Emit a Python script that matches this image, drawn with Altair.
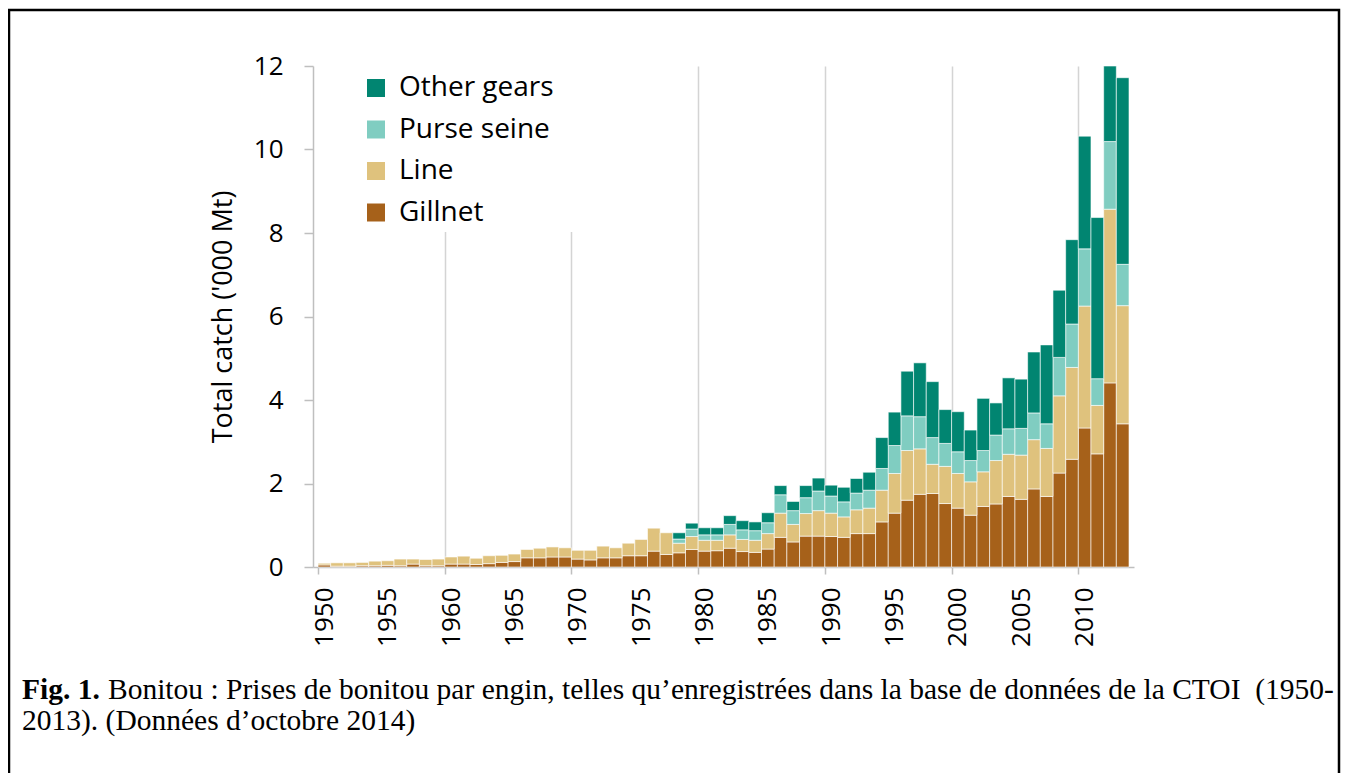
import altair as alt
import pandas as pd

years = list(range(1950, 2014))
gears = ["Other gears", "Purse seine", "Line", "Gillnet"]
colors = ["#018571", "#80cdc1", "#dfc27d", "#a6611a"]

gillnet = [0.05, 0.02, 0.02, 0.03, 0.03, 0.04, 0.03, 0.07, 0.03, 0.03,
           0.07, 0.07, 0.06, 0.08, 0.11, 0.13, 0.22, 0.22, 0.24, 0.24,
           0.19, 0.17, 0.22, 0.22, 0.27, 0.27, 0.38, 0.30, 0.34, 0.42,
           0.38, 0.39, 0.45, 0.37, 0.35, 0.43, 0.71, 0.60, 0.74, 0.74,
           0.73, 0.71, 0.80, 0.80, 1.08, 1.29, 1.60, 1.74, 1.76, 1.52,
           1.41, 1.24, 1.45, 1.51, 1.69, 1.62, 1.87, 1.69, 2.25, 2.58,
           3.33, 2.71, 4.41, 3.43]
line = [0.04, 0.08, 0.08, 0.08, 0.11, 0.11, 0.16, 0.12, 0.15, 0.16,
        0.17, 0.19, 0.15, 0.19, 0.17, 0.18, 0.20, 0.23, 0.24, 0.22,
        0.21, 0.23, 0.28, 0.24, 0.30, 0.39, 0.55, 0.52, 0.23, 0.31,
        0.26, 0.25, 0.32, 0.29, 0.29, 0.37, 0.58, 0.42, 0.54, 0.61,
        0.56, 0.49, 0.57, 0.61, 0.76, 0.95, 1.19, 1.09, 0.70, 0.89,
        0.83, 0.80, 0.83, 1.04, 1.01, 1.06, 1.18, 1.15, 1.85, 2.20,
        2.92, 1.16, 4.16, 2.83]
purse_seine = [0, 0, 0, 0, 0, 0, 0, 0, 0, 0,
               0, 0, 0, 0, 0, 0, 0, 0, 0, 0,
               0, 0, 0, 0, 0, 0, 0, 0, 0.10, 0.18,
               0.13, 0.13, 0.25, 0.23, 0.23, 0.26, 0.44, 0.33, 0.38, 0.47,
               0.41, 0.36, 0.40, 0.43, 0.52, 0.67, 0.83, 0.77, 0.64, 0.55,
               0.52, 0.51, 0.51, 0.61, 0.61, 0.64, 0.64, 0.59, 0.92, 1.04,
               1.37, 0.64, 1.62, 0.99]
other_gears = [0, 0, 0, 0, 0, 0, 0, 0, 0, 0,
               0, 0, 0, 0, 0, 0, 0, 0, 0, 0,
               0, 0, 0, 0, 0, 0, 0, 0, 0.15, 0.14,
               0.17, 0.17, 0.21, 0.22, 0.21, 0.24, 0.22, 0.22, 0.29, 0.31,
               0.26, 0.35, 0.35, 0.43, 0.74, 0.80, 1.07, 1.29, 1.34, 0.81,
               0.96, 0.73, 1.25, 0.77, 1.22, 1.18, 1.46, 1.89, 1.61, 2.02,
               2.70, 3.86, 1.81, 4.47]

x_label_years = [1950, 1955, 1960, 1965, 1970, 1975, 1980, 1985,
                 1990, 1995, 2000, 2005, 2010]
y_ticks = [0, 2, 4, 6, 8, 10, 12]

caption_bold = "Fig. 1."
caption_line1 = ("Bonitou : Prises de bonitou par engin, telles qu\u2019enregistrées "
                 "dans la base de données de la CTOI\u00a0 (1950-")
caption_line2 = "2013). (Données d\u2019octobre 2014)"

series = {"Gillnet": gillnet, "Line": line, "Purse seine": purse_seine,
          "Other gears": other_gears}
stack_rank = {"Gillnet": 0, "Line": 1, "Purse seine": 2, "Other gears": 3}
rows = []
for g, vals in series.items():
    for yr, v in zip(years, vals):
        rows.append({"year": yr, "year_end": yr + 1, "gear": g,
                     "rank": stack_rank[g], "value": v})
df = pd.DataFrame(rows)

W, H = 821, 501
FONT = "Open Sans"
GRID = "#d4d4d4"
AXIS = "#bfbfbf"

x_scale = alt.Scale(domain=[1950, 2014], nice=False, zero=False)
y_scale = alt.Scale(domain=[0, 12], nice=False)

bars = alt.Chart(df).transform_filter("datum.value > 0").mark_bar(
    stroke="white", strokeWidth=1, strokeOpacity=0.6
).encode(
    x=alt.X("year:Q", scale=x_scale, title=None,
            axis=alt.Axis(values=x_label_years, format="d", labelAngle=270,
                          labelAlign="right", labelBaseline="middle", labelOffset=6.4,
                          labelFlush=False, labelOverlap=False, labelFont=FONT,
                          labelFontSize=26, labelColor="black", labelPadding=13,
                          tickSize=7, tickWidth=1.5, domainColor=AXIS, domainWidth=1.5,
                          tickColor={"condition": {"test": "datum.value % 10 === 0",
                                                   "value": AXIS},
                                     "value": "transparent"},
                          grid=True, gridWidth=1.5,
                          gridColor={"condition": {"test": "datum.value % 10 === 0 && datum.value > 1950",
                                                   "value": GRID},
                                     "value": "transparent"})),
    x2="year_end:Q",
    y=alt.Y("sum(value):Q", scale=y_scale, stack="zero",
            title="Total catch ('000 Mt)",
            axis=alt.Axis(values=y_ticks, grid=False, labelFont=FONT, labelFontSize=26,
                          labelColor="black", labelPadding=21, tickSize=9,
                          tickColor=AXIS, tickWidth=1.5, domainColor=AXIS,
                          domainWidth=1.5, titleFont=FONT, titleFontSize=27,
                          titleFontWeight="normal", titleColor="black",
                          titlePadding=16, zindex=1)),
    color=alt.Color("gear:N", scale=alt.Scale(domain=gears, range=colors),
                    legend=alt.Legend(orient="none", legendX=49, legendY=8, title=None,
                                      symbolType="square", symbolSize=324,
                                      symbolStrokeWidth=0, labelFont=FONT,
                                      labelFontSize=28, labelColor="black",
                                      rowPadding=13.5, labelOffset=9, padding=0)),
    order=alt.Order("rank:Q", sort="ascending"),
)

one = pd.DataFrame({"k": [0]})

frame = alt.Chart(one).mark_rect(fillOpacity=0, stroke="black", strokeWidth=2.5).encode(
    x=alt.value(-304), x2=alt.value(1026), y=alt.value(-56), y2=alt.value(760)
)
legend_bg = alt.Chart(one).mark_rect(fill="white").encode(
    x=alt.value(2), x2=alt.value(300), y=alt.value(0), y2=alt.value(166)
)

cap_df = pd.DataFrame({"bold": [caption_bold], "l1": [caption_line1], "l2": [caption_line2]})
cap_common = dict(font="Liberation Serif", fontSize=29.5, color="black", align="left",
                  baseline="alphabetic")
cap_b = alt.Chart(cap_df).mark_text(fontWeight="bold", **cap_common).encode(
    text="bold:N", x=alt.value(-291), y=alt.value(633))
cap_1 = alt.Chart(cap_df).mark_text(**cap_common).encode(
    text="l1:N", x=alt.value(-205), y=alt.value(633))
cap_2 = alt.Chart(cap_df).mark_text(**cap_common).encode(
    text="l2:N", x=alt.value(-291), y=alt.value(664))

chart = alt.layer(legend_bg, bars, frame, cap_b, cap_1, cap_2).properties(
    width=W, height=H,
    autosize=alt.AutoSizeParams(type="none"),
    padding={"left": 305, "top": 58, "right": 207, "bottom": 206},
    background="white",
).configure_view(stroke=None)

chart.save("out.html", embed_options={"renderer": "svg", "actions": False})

## Written problem
Write out the full listing verbatim, excluding its pictures.

## Exercise answer
Emit a Python script that matches this image, drawn with Altair.
import altair as alt
import pandas as pd

years = list(range(1950, 2014))
gears = ["Other gears", "Purse seine", "Line", "Gillnet"]
colors = ["#018571", "#80cdc1", "#dfc27d", "#a6611a"]

gillnet = [0.05, 0.02, 0.02, 0.03, 0.03, 0.04, 0.03, 0.07, 0.03, 0.03,
           0.07, 0.07, 0.06, 0.08, 0.11, 0.13, 0.22, 0.22, 0.24, 0.24,
           0.19, 0.17, 0.22, 0.22, 0.27, 0.27, 0.38, 0.30, 0.34, 0.42,
           0.38, 0.39, 0.45, 0.37, 0.35, 0.43, 0.71, 0.60, 0.74, 0.74,
           0.73, 0.71, 0.80, 0.80, 1.08, 1.29, 1.60, 1.74, 1.76, 1.52,
           1.41, 1.24, 1.45, 1.51, 1.69, 1.62, 1.87, 1.69, 2.25, 2.58,
           3.33, 2.71, 4.41, 3.43]
line = [0.04, 0.08, 0.08, 0.08, 0.11, 0.11, 0.16, 0.12, 0.15, 0.16,
        0.17, 0.19, 0.15, 0.19, 0.17, 0.18, 0.20, 0.23, 0.24, 0.22,
        0.21, 0.23, 0.28, 0.24, 0.30, 0.39, 0.55, 0.52, 0.23, 0.31,
        0.26, 0.25, 0.32, 0.29, 0.29, 0.37, 0.58, 0.42, 0.54, 0.61,
        0.56, 0.49, 0.57, 0.61, 0.76, 0.95, 1.19, 1.09, 0.70, 0.89,
        0.83, 0.80, 0.83, 1.04, 1.01, 1.06, 1.18, 1.15, 1.85, 2.20,
        2.92, 1.16, 4.16, 2.83]
purse_seine = [0, 0, 0, 0, 0, 0, 0, 0, 0, 0,
               0, 0, 0, 0, 0, 0, 0, 0, 0, 0,
               0, 0, 0, 0, 0, 0, 0, 0, 0.10, 0.18,
               0.13, 0.13, 0.25, 0.23, 0.23, 0.26, 0.44, 0.33, 0.38, 0.47,
               0.41, 0.36, 0.40, 0.43, 0.52, 0.67, 0.83, 0.77, 0.64, 0.55,
               0.52, 0.51, 0.51, 0.61, 0.61, 0.64, 0.64, 0.59, 0.92, 1.04,
               1.37, 0.64, 1.62, 0.99]
other_gears = [0, 0, 0, 0, 0, 0, 0, 0, 0, 0,
               0, 0, 0, 0, 0, 0, 0, 0, 0, 0,
               0, 0, 0, 0, 0, 0, 0, 0, 0.15, 0.14,
               0.17, 0.17, 0.21, 0.22, 0.21, 0.24, 0.22, 0.22, 0.29, 0.31,
               0.26, 0.35, 0.35, 0.43, 0.74, 0.80, 1.07, 1.29, 1.34, 0.81,
               0.96, 0.73, 1.25, 0.77, 1.22, 1.18, 1.46, 1.89, 1.61, 2.02,
               2.70, 3.86, 1.81, 4.47]

x_label_years = [1950, 1955, 1960, 1965, 1970, 1975, 1980, 1985,
                 1990, 1995, 2000, 2005, 2010]
y_ticks = [0, 2, 4, 6, 8, 10, 12]

caption_bold = "Fig. 1."
caption_line1 = ("Bonitou : Prises de bonitou par engin, telles qu\u2019enregistrées "
                 "dans la base de données de la CTOI\u00a0 (1950-")
caption_line2 = "2013). (Données d\u2019octobre 2014)"

series = {"Gillnet": gillnet, "Line": line, "Purse seine": purse_seine,
          "Other gears": other_gears}
stack_rank = {"Gillnet": 0, "Line": 1, "Purse seine": 2, "Other gears": 3}
rows = []
for g, vals in series.items():
    for yr, v in zip(years, vals):
        rows.append({"year": yr, "year_end": yr + 1, "gear": g,
                     "rank": stack_rank[g], "value": v})
df = pd.DataFrame(rows)

W, H = 821, 501
FONT = "Open Sans"
GRID = "#d4d4d4"
AXIS = "#bfbfbf"

x_scale = alt.Scale(domain=[1950, 2014], nice=False, zero=False)
y_scale = alt.Scale(domain=[0, 12], nice=False)

bars = alt.Chart(df).transform_filter("datum.value > 0").mark_bar(
    stroke="white", strokeWidth=1, strokeOpacity=0.6
).encode(
    x=alt.X("year:Q", scale=x_scale, title=None,
            axis=alt.Axis(values=x_label_years, format="d", labelAngle=270,
                          labelAlign="right", labelBaseline="middle", labelOffset=6.4,
                          labelFlush=False, labelOverlap=False, labelFont=FONT,
                          labelFontSize=26, labelColor="black", labelPadding=13,
                          tickSize=7, tickWidth=1.5, domainColor=AXIS, domainWidth=1.5,
                          tickColor={"condition": {"test": "datum.value % 10 === 0",
                                                   "value": AXIS},
                                     "value": "transparent"},
                          grid=True, gridWidth=1.5,
                          gridColor={"condition": {"test": "datum.value % 10 === 0 && datum.value > 1950",
                                                   "value": GRID},
                                     "value": "transparent"})),
    x2="year_end:Q",
    y=alt.Y("sum(value):Q", scale=y_scale, stack="zero",
            title="Total catch ('000 Mt)",
            axis=alt.Axis(values=y_ticks, grid=False, labelFont=FONT, labelFontSize=26,
                          labelColor="black", labelPadding=21, tickSize=9,
                          tickColor=AXIS, tickWidth=1.5, domainColor=AXIS,
                          domainWidth=1.5, titleFont=FONT, titleFontSize=27,
                          titleFontWeight="normal", titleColor="black",
                          titlePadding=16, zindex=1)),
    color=alt.Color("gear:N", scale=alt.Scale(domain=gears, range=colors),
                    legend=alt.Legend(orient="none", legendX=49, legendY=8, title=None,
                                      symbolType="square", symbolSize=324,
                                      symbolStrokeWidth=0, labelFont=FONT,
                                      labelFontSize=28, labelColor="black",
                                      rowPadding=13.5, labelOffset=9, padding=0)),
    order=alt.Order("rank:Q", sort="ascending"),
)

one = pd.DataFrame({"k": [0]})

frame = alt.Chart(one).mark_rect(fillOpacity=0, stroke="black", strokeWidth=2.5).encode(
    x=alt.value(-304), x2=alt.value(1026), y=alt.value(-56), y2=alt.value(760)
)
legend_bg = alt.Chart(one).mark_rect(fill="white").encode(
    x=alt.value(2), x2=alt.value(300), y=alt.value(0), y2=alt.value(166)
)

cap_df = pd.DataFrame({"bold": [caption_bold], "l1": [caption_line1], "l2": [caption_line2]})
cap_common = dict(font="Liberation Serif", fontSize=29.5, color="black", align="left",
                  baseline="alphabetic")
cap_b = alt.Chart(cap_df).mark_text(fontWeight="bold", **cap_common).encode(
    text="bold:N", x=alt.value(-291), y=alt.value(633))
cap_1 = alt.Chart(cap_df).mark_text(**cap_common).encode(
    text="l1:N", x=alt.value(-205), y=alt.value(633))
cap_2 = alt.Chart(cap_df).mark_text(**cap_common).encode(
    text="l2:N", x=alt.value(-291), y=alt.value(664))

chart = alt.layer(legend_bg, bars, frame, cap_b, cap_1, cap_2).properties(
    width=W, height=H,
    autosize=alt.AutoSizeParams(type="none"),
    padding={"left": 305, "top": 58, "right": 207, "bottom": 206},
    background="white",
).configure_view(stroke=None)

chart.save("out.html", embed_options={"renderer": "svg", "actions": False})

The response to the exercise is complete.